Anyway, the light of inquiry is finally shone on Mary, and Mary is taken in by a neighbor as a maid and general factotum.  But the Meredith children must soon confront the fact that their rambunctious behavior is upsetting the Presbyterian churchgoers no end, and reflecting badly on their father.
So they set up a club for bringing themselves up.  Anytime any one of them does something upsetting to anyone, they have a tribunal, and assign punishments to themselves!
I don't know whether it is plausible to see such behavior from children of that age, but I was truly touched by the various stories that flowed from the Club.  In addition, Montgomery had really delineated the personalities of the children so brilliantly that you could practically see them doing their crazy stuff.

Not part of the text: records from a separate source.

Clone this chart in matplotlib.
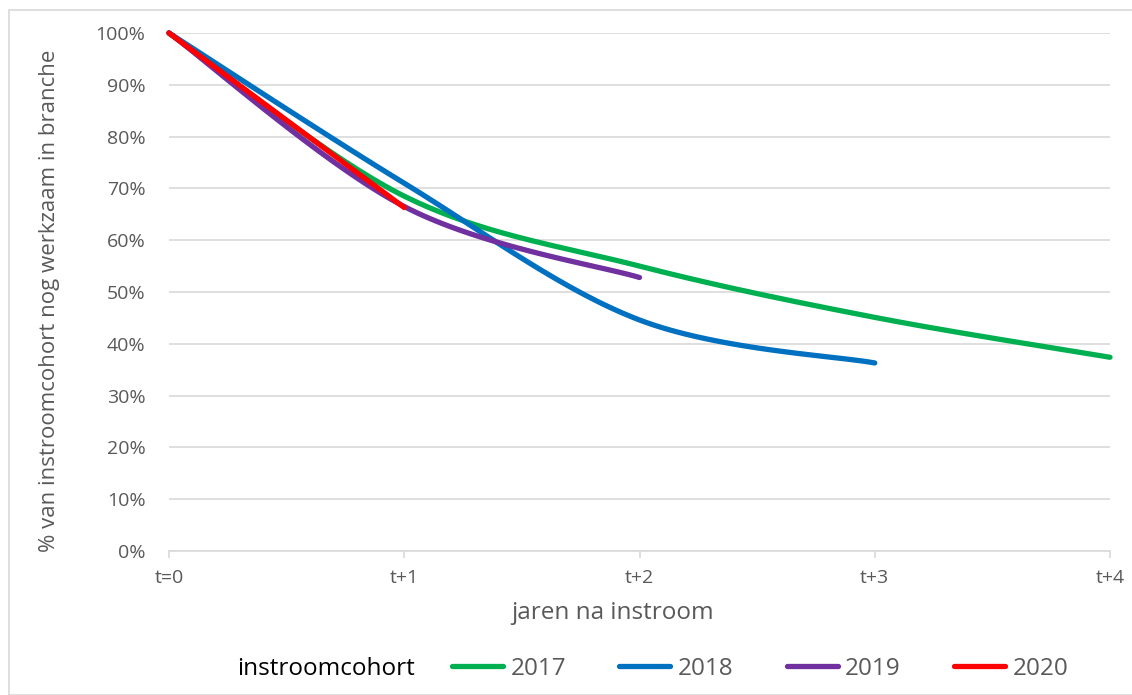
import numpy as np
import matplotlib.pyplot as plt
from matplotlib.lines import Line2D
from matplotlib.patches import Rectangle
from matplotlib.ticker import PercentFormatter

plt.rcParams['font.family'] = ['Open Sans', 'DejaVu Sans']

# retentie per instroomcohort (% nog werkzaam in branche)
jaren = ['t=0', 't+1', 't+2', 't+3', 't+4']
cohorten = ['2017', '2018', '2019', '2020']
cohort_2017 = [100, 68.5, 55.0, 45.1, 37.4]
cohort_2018 = [100, 71.0, 44.6, 36.3]
cohort_2019 = [100, 66.5, 52.8]
cohort_2020 = [100, 66.3]
kleuren = ['#00B050', '#0070C0', '#7030A0', '#FF0000']


def glad(x, y, n=40):
    # bezier-smoothing zoals in Excel: controlepunten uit buurpunten
    x = np.asarray(x, float)
    y = np.asarray(y, float)
    if len(x) < 3:
        return x, y
    px = np.concatenate([[x[0]], x, [x[-1]]])
    py = np.concatenate([[y[0]], y, [y[-1]]])
    t = np.linspace(0, 1, n)
    xs, ys = [], []
    for i in range(1, len(px) - 2):
        p0 = np.array([px[i], py[i]])
        p3 = np.array([px[i + 1], py[i + 1]])
        c1 = p0 + (p3 - np.array([px[i - 1], py[i - 1]])) / 6
        c2 = p3 - (np.array([px[i + 2], py[i + 2]]) - p0) / 6
        b = ((1 - t) ** 3)[:, None] * p0 + (3 * (1 - t) ** 2 * t)[:, None] * c1 \
            + (3 * (1 - t) * t ** 2)[:, None] * c2 + (t ** 3)[:, None] * p3
        xs.append(b[:, 0])
        ys.append(b[:, 1])
    return np.concatenate(xs), np.concatenate(ys)


fig = plt.figure(figsize=(11.32, 6.95), dpi=100)
ax = fig.add_axes([169 / 1132, 1 - 551 / 695, 941 / 1132, 518 / 695])

reeksen = [cohort_2017, cohort_2018, cohort_2019, cohort_2020]
for naam, waarden, kleur in zip(cohorten, reeksen, kleuren):
    xs, ys = glad(range(len(waarden)), waarden)
    ax.plot(xs, ys, color=kleur, lw=3.8, solid_capstyle='round',
            clip_on=False, zorder=3, label=naam)

ax.set_xlim(0, len(jaren) - 1)
ax.set_ylim(0, 100)
ax.set_yticks(range(0, 101, 10))
ax.yaxis.set_major_formatter(PercentFormatter(decimals=0))
ax.set_xticks(range(len(jaren)))
ax.set_xticklabels(jaren)
ax.grid(axis='y', color='#d9d9d9', lw=1.2)
ax.set_axisbelow(True)
for s in ['top', 'right', 'left']:
    ax.spines[s].set_visible(False)
ax.spines['bottom'].set_color('#d9d9d9')
ax.spines['bottom'].set_linewidth(1.2)
ax.tick_params(axis='y', length=0, pad=17, labelsize=14, labelcolor='#595959')
ax.tick_params(axis='x', length=5, width=1.2, color='#d9d9d9', pad=8,
               labelsize=14, labelcolor='#595959')

fig.text(50 / 1132, 1 - 301 / 695, '% van instroomcohort nog werkzaam in branche',
         rotation=90, ha='center', va='center', fontsize=16, color='#595959')
fig.text(613 / 1132, 1 - 613 / 695, 'jaren na instroom', ha='center', va='center',
         fontsize=17.5, color='#595959')

# legenda onderaan
fig.text(237 / 1132, 1 - 669 / 695, 'instroomcohort', ha='left', va='center',
         fontsize=17.5, color='black')
handles = [Line2D([], [], color=k, lw=3.8, solid_capstyle='round') for k in kleuren]
fig.legend(handles, cohorten, loc='center left', ncol=4, frameon=False,
           bbox_to_anchor=(452 / 1132, 1 - 669 / 695), borderpad=0, borderaxespad=0,
           handlelength=2.1, handletextpad=0.3, columnspacing=2.2,
           prop={'size': 17.5}, labelcolor='#595959')

# kader rond grafiek
fig.patches.append(Rectangle((9 / 1132, 0), 1.2, 1 - 10 / 695, transform=fig.transFigure,
                             fill=False, edgecolor='#d9d9d9', lw=1.2))

fig.savefig('out.png', dpi=100)
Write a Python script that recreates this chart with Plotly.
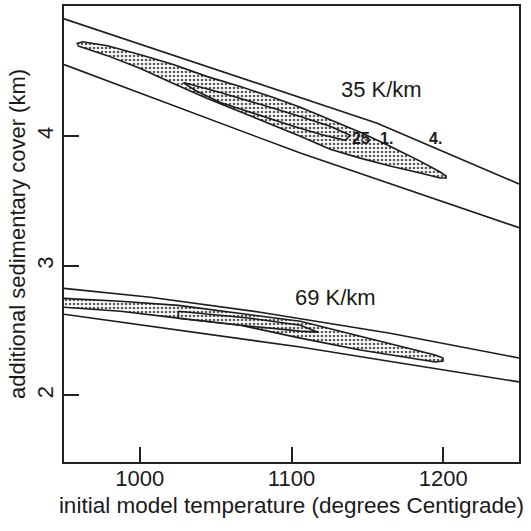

It is natural to compare the Anne books with Louisa May Alcott's Little Women series.  There are many similarities, but the Montgomery books are far less buttoned-down.  They are also more episodic in style, so it isn't a burden to take up one of those books, for fear you have to read it in one sitting.  We have come to know, of course, that Alcott's father belonged to a organization of Christian Humanists of some sort, which explains some of her progressive values.  With Montgomery, I have no such easy explanation; but we must stop being surprised at people having progressive values.  We should be rightly surprised when people do not have the sorts of values that we have come to expect in public life in the last several decades.  In short, I would like to suggest that Lucy M. Montgomery's books are a wonderful antidote to the stupefying greed and idiocy that we see coming out of Washington.  It reminds us about the kinder, gentler world that existed a century ago, and which still exists in Canada!